-- Start of Dataset section --
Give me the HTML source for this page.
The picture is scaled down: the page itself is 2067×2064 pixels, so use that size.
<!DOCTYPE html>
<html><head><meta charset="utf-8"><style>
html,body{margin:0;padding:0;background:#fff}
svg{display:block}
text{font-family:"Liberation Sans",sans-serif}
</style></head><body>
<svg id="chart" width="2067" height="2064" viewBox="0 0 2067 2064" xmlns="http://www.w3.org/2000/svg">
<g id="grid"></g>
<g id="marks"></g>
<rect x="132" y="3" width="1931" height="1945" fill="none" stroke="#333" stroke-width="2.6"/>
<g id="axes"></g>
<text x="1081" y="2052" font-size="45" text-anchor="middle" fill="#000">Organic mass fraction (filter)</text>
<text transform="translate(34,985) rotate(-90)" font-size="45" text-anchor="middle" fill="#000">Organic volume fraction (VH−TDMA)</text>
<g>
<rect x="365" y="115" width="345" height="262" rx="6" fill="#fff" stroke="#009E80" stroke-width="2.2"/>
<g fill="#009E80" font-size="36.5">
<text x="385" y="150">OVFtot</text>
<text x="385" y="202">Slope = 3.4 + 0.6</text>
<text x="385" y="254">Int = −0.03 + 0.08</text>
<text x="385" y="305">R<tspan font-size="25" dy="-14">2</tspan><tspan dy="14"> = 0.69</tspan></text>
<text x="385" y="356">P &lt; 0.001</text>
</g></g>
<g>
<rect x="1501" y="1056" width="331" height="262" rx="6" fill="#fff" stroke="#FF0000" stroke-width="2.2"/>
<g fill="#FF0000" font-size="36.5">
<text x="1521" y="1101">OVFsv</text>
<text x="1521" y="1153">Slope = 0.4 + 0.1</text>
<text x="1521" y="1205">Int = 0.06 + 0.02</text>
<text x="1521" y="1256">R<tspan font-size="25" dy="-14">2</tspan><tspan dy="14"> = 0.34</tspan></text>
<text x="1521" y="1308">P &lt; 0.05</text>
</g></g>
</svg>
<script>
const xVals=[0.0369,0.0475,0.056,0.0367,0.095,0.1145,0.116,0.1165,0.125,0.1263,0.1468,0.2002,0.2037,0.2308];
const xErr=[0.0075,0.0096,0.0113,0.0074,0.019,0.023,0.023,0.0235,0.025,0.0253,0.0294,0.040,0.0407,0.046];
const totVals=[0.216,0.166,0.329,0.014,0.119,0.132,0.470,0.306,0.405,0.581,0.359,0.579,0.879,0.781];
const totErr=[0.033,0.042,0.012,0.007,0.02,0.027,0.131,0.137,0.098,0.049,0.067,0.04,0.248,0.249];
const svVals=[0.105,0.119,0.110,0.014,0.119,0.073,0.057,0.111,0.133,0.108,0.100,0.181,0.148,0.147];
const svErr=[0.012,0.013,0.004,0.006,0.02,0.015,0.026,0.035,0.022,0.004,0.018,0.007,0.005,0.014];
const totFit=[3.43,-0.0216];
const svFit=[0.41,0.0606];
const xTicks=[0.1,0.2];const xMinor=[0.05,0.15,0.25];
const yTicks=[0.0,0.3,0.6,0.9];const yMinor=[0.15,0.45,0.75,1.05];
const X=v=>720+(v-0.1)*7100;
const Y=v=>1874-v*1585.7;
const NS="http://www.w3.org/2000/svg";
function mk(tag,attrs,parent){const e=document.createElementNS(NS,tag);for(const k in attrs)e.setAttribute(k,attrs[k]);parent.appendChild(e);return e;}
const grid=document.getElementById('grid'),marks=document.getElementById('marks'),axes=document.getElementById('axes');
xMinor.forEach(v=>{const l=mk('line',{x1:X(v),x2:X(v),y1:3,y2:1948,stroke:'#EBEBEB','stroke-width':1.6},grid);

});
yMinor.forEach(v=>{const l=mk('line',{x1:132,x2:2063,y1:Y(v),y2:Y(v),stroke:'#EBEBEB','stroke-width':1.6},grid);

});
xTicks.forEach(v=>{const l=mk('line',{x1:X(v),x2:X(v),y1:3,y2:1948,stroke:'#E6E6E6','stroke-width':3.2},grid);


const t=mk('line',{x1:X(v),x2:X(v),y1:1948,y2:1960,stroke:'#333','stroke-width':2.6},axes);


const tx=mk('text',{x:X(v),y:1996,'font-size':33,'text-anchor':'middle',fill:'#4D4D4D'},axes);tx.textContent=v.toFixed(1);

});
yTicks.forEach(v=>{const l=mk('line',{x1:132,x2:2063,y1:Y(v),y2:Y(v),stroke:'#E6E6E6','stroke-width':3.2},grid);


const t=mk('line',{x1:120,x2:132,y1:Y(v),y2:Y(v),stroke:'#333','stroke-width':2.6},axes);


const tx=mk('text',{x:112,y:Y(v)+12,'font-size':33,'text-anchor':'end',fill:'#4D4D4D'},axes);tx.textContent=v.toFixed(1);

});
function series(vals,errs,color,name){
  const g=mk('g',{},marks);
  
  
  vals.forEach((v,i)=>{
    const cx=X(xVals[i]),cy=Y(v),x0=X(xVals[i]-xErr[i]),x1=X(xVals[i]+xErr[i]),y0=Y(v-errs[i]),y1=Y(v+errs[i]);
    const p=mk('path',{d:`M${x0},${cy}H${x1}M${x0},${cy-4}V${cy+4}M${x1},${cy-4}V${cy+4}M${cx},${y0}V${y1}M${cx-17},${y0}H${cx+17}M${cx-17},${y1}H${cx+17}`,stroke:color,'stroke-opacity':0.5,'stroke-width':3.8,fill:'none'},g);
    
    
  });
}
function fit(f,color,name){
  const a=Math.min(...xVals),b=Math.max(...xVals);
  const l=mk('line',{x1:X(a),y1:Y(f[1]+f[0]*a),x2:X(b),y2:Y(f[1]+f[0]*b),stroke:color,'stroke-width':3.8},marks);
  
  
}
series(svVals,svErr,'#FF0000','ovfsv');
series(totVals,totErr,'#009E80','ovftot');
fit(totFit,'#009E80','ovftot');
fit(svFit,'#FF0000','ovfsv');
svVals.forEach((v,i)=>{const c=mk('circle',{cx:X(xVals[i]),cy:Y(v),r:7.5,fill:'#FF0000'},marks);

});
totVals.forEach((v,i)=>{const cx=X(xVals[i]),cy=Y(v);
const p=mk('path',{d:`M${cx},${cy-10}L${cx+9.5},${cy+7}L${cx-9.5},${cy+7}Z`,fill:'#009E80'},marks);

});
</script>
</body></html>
-- End of Dataset section --
◆ What to produce
Would you give the material above again, complete and exact?

◆ Exercise solution
Give me the HTML source for this page.
The picture is scaled down: the page itself is 2067×2064 pixels, so use that size.
<!DOCTYPE html>
<html><head><meta charset="utf-8"><style>
html,body{margin:0;padding:0;background:#fff}
svg{display:block}
text{font-family:"Liberation Sans",sans-serif}
</style></head><body>
<svg id="chart" width="2067" height="2064" viewBox="0 0 2067 2064" xmlns="http://www.w3.org/2000/svg">
<g id="grid"></g>
<g id="marks"></g>
<rect x="132" y="3" width="1931" height="1945" fill="none" stroke="#333" stroke-width="2.6"/>
<g id="axes"></g>
<text x="1081" y="2052" font-size="45" text-anchor="middle" fill="#000">Organic mass fraction (filter)</text>
<text transform="translate(34,985) rotate(-90)" font-size="45" text-anchor="middle" fill="#000">Organic volume fraction (VH−TDMA)</text>
<g>
<rect x="365" y="115" width="345" height="262" rx="6" fill="#fff" stroke="#009E80" stroke-width="2.2"/>
<g fill="#009E80" font-size="36.5">
<text x="385" y="150">OVFtot</text>
<text x="385" y="202">Slope = 3.4 + 0.6</text>
<text x="385" y="254">Int = −0.03 + 0.08</text>
<text x="385" y="305">R<tspan font-size="25" dy="-14">2</tspan><tspan dy="14"> = 0.69</tspan></text>
<text x="385" y="356">P &lt; 0.001</text>
</g></g>
<g>
<rect x="1501" y="1056" width="331" height="262" rx="6" fill="#fff" stroke="#FF0000" stroke-width="2.2"/>
<g fill="#FF0000" font-size="36.5">
<text x="1521" y="1101">OVFsv</text>
<text x="1521" y="1153">Slope = 0.4 + 0.1</text>
<text x="1521" y="1205">Int = 0.06 + 0.02</text>
<text x="1521" y="1256">R<tspan font-size="25" dy="-14">2</tspan><tspan dy="14"> = 0.34</tspan></text>
<text x="1521" y="1308">P &lt; 0.05</text>
</g></g>
</svg>
<script>
const xVals=[0.0369,0.0475,0.056,0.0367,0.095,0.1145,0.116,0.1165,0.125,0.1263,0.1468,0.2002,0.2037,0.2308];
const xErr=[0.0075,0.0096,0.0113,0.0074,0.019,0.023,0.023,0.0235,0.025,0.0253,0.0294,0.040,0.0407,0.046];
const totVals=[0.216,0.166,0.329,0.014,0.119,0.132,0.470,0.306,0.405,0.581,0.359,0.579,0.879,0.781];
const totErr=[0.033,0.042,0.012,0.007,0.02,0.027,0.131,0.137,0.098,0.049,0.067,0.04,0.248,0.249];
const svVals=[0.105,0.119,0.110,0.014,0.119,0.073,0.057,0.111,0.133,0.108,0.100,0.181,0.148,0.147];
const svErr=[0.012,0.013,0.004,0.006,0.02,0.015,0.026,0.035,0.022,0.004,0.018,0.007,0.005,0.014];
const totFit=[3.43,-0.0216];
const svFit=[0.41,0.0606];
const xTicks=[0.1,0.2];const xMinor=[0.05,0.15,0.25];
const yTicks=[0.0,0.3,0.6,0.9];const yMinor=[0.15,0.45,0.75,1.05];
const X=v=>720+(v-0.1)*7100;
const Y=v=>1874-v*1585.7;
const NS="http://www.w3.org/2000/svg";
function mk(tag,attrs,parent){const e=document.createElementNS(NS,tag);for(const k in attrs)e.setAttribute(k,attrs[k]);parent.appendChild(e);return e;}
const grid=document.getElementById('grid'),marks=document.getElementById('marks'),axes=document.getElementById('axes');
xMinor.forEach(v=>{const l=mk('line',{x1:X(v),x2:X(v),y1:3,y2:1948,stroke:'#EBEBEB','stroke-width':1.6},grid);

});
yMinor.forEach(v=>{const l=mk('line',{x1:132,x2:2063,y1:Y(v),y2:Y(v),stroke:'#EBEBEB','stroke-width':1.6},grid);

});
xTicks.forEach(v=>{const l=mk('line',{x1:X(v),x2:X(v),y1:3,y2:1948,stroke:'#E6E6E6','stroke-width':3.2},grid);


const t=mk('line',{x1:X(v),x2:X(v),y1:1948,y2:1960,stroke:'#333','stroke-width':2.6},axes);


const tx=mk('text',{x:X(v),y:1996,'font-size':33,'text-anchor':'middle',fill:'#4D4D4D'},axes);tx.textContent=v.toFixed(1);

});
yTicks.forEach(v=>{const l=mk('line',{x1:132,x2:2063,y1:Y(v),y2:Y(v),stroke:'#E6E6E6','stroke-width':3.2},grid);


const t=mk('line',{x1:120,x2:132,y1:Y(v),y2:Y(v),stroke:'#333','stroke-width':2.6},axes);


const tx=mk('text',{x:112,y:Y(v)+12,'font-size':33,'text-anchor':'end',fill:'#4D4D4D'},axes);tx.textContent=v.toFixed(1);

});
function series(vals,errs,color,name){
  const g=mk('g',{},marks);
  
  
  vals.forEach((v,i)=>{
    const cx=X(xVals[i]),cy=Y(v),x0=X(xVals[i]-xErr[i]),x1=X(xVals[i]+xErr[i]),y0=Y(v-errs[i]),y1=Y(v+errs[i]);
    const p=mk('path',{d:`M${x0},${cy}H${x1}M${x0},${cy-4}V${cy+4}M${x1},${cy-4}V${cy+4}M${cx},${y0}V${y1}M${cx-17},${y0}H${cx+17}M${cx-17},${y1}H${cx+17}`,stroke:color,'stroke-opacity':0.5,'stroke-width':3.8,fill:'none'},g);
    
    
  });
}
function fit(f,color,name){
  const a=Math.min(...xVals),b=Math.max(...xVals);
  const l=mk('line',{x1:X(a),y1:Y(f[1]+f[0]*a),x2:X(b),y2:Y(f[1]+f[0]*b),stroke:color,'stroke-width':3.8},marks);
  
  
}
series(svVals,svErr,'#FF0000','ovfsv');
series(totVals,totErr,'#009E80','ovftot');
fit(totFit,'#009E80','ovftot');
fit(svFit,'#FF0000','ovfsv');
svVals.forEach((v,i)=>{const c=mk('circle',{cx:X(xVals[i]),cy:Y(v),r:7.5,fill:'#FF0000'},marks);

});
totVals.forEach((v,i)=>{const cx=X(xVals[i]),cy=Y(v);
const p=mk('path',{d:`M${cx},${cy-10}L${cx+9.5},${cy+7}L${cx-9.5},${cy+7}Z`,fill:'#009E80'},marks);

});
</script>
</body></html>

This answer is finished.